# EXERCISE AIM:
Pictures aside, repeat every entry exactly.

# DATA ENTRIES:

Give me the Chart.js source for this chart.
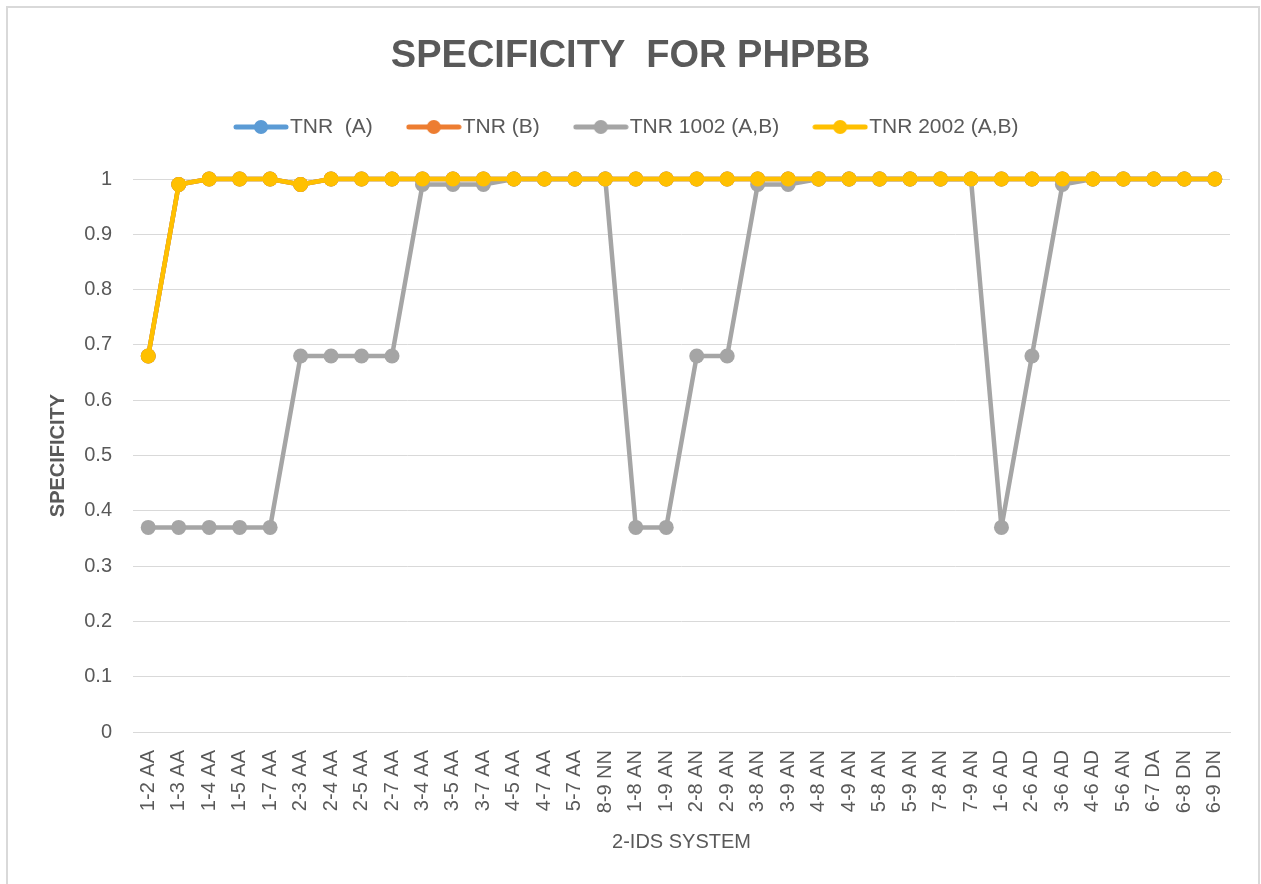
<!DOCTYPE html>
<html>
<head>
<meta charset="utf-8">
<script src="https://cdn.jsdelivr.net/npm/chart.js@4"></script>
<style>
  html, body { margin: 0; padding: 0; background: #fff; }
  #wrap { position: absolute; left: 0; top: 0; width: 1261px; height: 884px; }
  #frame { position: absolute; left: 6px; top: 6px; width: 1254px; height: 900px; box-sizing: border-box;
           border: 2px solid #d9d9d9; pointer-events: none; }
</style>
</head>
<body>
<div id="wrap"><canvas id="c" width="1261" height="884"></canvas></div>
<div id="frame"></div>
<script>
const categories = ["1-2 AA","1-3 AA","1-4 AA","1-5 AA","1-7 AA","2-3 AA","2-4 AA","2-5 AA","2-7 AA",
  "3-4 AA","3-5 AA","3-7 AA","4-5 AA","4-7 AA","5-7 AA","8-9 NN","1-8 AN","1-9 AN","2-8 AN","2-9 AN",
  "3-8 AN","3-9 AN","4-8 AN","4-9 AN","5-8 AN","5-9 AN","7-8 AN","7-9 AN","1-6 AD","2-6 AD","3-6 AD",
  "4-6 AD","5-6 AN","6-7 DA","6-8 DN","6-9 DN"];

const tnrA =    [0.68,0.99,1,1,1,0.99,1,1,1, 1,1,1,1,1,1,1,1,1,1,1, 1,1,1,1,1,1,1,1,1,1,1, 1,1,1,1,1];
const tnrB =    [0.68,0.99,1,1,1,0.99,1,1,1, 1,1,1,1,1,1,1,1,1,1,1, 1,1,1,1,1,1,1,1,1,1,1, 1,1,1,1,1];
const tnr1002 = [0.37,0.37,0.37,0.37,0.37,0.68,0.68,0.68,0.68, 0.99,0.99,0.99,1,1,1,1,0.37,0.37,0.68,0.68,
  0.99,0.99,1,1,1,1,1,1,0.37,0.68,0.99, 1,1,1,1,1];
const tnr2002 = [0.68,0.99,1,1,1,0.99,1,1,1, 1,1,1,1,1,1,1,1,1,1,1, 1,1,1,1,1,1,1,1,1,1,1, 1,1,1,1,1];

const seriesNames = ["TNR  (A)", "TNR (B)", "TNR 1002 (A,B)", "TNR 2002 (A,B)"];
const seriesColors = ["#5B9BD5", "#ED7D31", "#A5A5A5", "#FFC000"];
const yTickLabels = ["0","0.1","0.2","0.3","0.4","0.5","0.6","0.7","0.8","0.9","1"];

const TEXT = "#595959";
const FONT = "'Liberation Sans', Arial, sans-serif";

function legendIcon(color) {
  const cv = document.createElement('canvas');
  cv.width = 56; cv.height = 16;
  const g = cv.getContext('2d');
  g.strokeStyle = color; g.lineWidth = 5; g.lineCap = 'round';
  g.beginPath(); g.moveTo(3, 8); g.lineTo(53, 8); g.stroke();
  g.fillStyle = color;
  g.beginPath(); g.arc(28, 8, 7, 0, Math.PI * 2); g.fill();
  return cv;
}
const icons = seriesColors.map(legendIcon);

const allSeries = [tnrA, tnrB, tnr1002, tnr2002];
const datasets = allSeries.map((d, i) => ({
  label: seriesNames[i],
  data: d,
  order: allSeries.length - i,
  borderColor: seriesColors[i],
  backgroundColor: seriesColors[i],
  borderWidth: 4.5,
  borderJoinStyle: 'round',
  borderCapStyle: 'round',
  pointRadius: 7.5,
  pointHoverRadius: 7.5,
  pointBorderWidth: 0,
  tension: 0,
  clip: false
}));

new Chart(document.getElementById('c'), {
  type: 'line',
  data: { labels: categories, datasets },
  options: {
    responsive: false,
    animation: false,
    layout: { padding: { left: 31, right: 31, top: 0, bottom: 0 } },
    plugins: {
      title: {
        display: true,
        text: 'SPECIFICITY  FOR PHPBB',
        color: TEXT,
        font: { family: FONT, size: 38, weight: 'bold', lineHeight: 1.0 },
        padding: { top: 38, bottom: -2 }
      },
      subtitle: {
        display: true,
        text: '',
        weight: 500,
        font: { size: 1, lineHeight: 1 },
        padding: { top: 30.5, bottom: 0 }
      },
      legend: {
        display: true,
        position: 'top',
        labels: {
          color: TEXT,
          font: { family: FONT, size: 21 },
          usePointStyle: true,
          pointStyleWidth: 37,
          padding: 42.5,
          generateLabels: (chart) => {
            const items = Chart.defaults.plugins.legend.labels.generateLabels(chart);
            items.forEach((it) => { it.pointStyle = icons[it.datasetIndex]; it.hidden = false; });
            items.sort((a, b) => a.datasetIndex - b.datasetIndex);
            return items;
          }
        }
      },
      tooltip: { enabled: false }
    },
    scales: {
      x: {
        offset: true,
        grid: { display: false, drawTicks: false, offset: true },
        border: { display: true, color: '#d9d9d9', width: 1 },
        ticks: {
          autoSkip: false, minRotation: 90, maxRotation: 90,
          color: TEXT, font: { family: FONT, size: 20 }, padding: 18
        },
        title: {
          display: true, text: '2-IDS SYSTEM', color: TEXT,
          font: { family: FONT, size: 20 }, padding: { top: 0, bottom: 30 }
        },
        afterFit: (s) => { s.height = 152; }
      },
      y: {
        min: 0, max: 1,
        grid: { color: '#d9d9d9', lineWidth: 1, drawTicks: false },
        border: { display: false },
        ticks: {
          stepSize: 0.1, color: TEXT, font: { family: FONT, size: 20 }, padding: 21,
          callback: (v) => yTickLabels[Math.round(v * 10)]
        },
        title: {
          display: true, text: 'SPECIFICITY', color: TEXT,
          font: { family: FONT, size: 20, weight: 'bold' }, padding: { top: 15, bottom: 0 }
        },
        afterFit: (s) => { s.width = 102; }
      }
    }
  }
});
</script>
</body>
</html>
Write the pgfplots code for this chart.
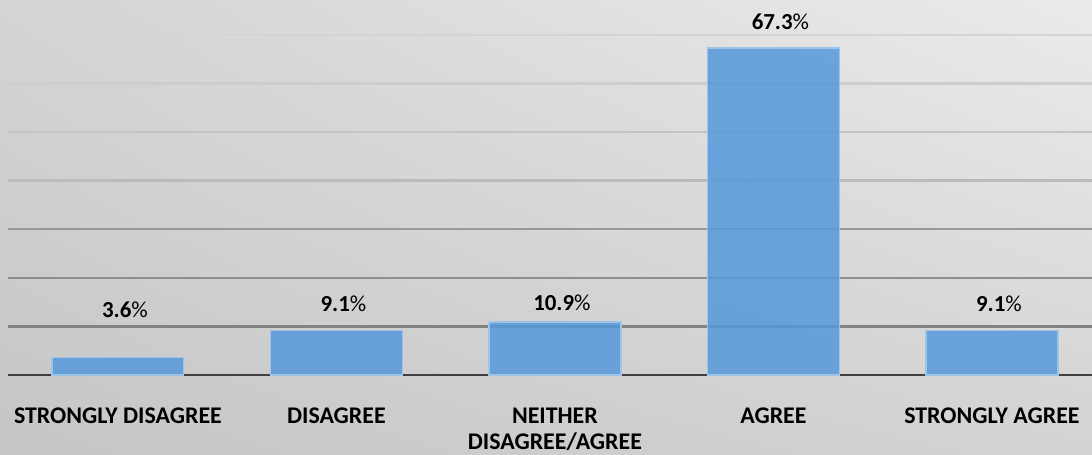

# EXERCISE SOLUTION:
Give me the Chart.js source for this chart.
<!DOCTYPE html>
<html>
<head>
<meta charset="utf-8">
<script src="https://cdn.jsdelivr.net/npm/chart.js@4"></script>
<style>
  html, body { margin: 0; padding: 0; background: #fff; }
  #wrap { position: absolute; left: 0; top: 0; width: 1261px; height: 884px; }
  #frame { position: absolute; left: 6px; top: 6px; width: 1254px; height: 900px; box-sizing: border-box;
           border: 2px solid #d9d9d9; pointer-events: none; }
</style>
</head>
<body>
<div id="wrap"><canvas id="c" width="1261" height="884"></canvas></div>
<div id="frame"></div>
<script>
const categories = ["1-2 AA","1-3 AA","1-4 AA","1-5 AA","1-7 AA","2-3 AA","2-4 AA","2-5 AA","2-7 AA",
  "3-4 AA","3-5 AA","3-7 AA","4-5 AA","4-7 AA","5-7 AA","8-9 NN","1-8 AN","1-9 AN","2-8 AN","2-9 AN",
  "3-8 AN","3-9 AN","4-8 AN","4-9 AN","5-8 AN","5-9 AN","7-8 AN","7-9 AN","1-6 AD","2-6 AD","3-6 AD",
  "4-6 AD","5-6 AN","6-7 DA","6-8 DN","6-9 DN"];

const tnrA =    [0.68,0.99,1,1,1,0.99,1,1,1, 1,1,1,1,1,1,1,1,1,1,1, 1,1,1,1,1,1,1,1,1,1,1, 1,1,1,1,1];
const tnrB =    [0.68,0.99,1,1,1,0.99,1,1,1, 1,1,1,1,1,1,1,1,1,1,1, 1,1,1,1,1,1,1,1,1,1,1, 1,1,1,1,1];
const tnr1002 = [0.37,0.37,0.37,0.37,0.37,0.68,0.68,0.68,0.68, 0.99,0.99,0.99,1,1,1,1,0.37,0.37,0.68,0.68,
  0.99,0.99,1,1,1,1,1,1,0.37,0.68,0.99, 1,1,1,1,1];
const tnr2002 = [0.68,0.99,1,1,1,0.99,1,1,1, 1,1,1,1,1,1,1,1,1,1,1, 1,1,1,1,1,1,1,1,1,1,1, 1,1,1,1,1];

const seriesNames = ["TNR  (A)", "TNR (B)", "TNR 1002 (A,B)", "TNR 2002 (A,B)"];
const seriesColors = ["#5B9BD5", "#ED7D31", "#A5A5A5", "#FFC000"];
const yTickLabels = ["0","0.1","0.2","0.3","0.4","0.5","0.6","0.7","0.8","0.9","1"];

const TEXT = "#595959";
const FONT = "'Liberation Sans', Arial, sans-serif";

function legendIcon(color) {
  const cv = document.createElement('canvas');
  cv.width = 56; cv.height = 16;
  const g = cv.getContext('2d');
  g.strokeStyle = color; g.lineWidth = 5; g.lineCap = 'round';
  g.beginPath(); g.moveTo(3, 8); g.lineTo(53, 8); g.stroke();
  g.fillStyle = color;
  g.beginPath(); g.arc(28, 8, 7, 0, Math.PI * 2); g.fill();
  return cv;
}
const icons = seriesColors.map(legendIcon);

const allSeries = [tnrA, tnrB, tnr1002, tnr2002];
const datasets = allSeries.map((d, i) => ({
  label: seriesNames[i],
  data: d,
  order: allSeries.length - i,
  borderColor: seriesColors[i],
  backgroundColor: seriesColors[i],
  borderWidth: 4.5,
  borderJoinStyle: 'round',
  borderCapStyle: 'round',
  pointRadius: 7.5,
  pointHoverRadius: 7.5,
  pointBorderWidth: 0,
  tension: 0,
  clip: false
}));

new Chart(document.getElementById('c'), {
  type: 'line',
  data: { labels: categories, datasets },
  options: {
    responsive: false,
    animation: false,
    layout: { padding: { left: 31, right: 31, top: 0, bottom: 0 } },
    plugins: {
      title: {
        display: true,
        text: 'SPECIFICITY  FOR PHPBB',
        color: TEXT,
        font: { family: FONT, size: 38, weight: 'bold', lineHeight: 1.0 },
        padding: { top: 38, bottom: -2 }
      },
      subtitle: {
        display: true,
        text: '',
        weight: 500,
        font: { size: 1, lineHeight: 1 },
        padding: { top: 30.5, bottom: 0 }
      },
      legend: {
        display: true,
        position: 'top',
        labels: {
          color: TEXT,
          font: { family: FONT, size: 21 },
          usePointStyle: true,
          pointStyleWidth: 37,
          padding: 42.5,
          generateLabels: (chart) => {
            const items = Chart.defaults.plugins.legend.labels.generateLabels(chart);
            items.forEach((it) => { it.pointStyle = icons[it.datasetIndex]; it.hidden = false; });
            items.sort((a, b) => a.datasetIndex - b.datasetIndex);
            return items;
          }
        }
      },
      tooltip: { enabled: false }
    },
    scales: {
      x: {
        offset: true,
        grid: { display: false, drawTicks: false, offset: true },
        border: { display: true, color: '#d9d9d9', width: 1 },
        ticks: {
          autoSkip: false, minRotation: 90, maxRotation: 90,
          color: TEXT, font: { family: FONT, size: 20 }, padding: 18
        },
        title: {
          display: true, text: '2-IDS SYSTEM', color: TEXT,
          font: { family: FONT, size: 20 }, padding: { top: 0, bottom: 30 }
        },
        afterFit: (s) => { s.height = 152; }
      },
      y: {
        min: 0, max: 1,
        grid: { color: '#d9d9d9', lineWidth: 1, drawTicks: false },
        border: { display: false },
        ticks: {
          stepSize: 0.1, color: TEXT, font: { family: FONT, size: 20 }, padding: 21,
          callback: (v) => yTickLabels[Math.round(v * 10)]
        },
        title: {
          display: true, text: 'SPECIFICITY', color: TEXT,
          font: { family: FONT, size: 20, weight: 'bold' }, padding: { top: 15, bottom: 0 }
        },
        afterFit: (s) => { s.width = 102; }
      }
    }
  }
});
</script>
</body>
</html>
Write the pgfplots code for this chart.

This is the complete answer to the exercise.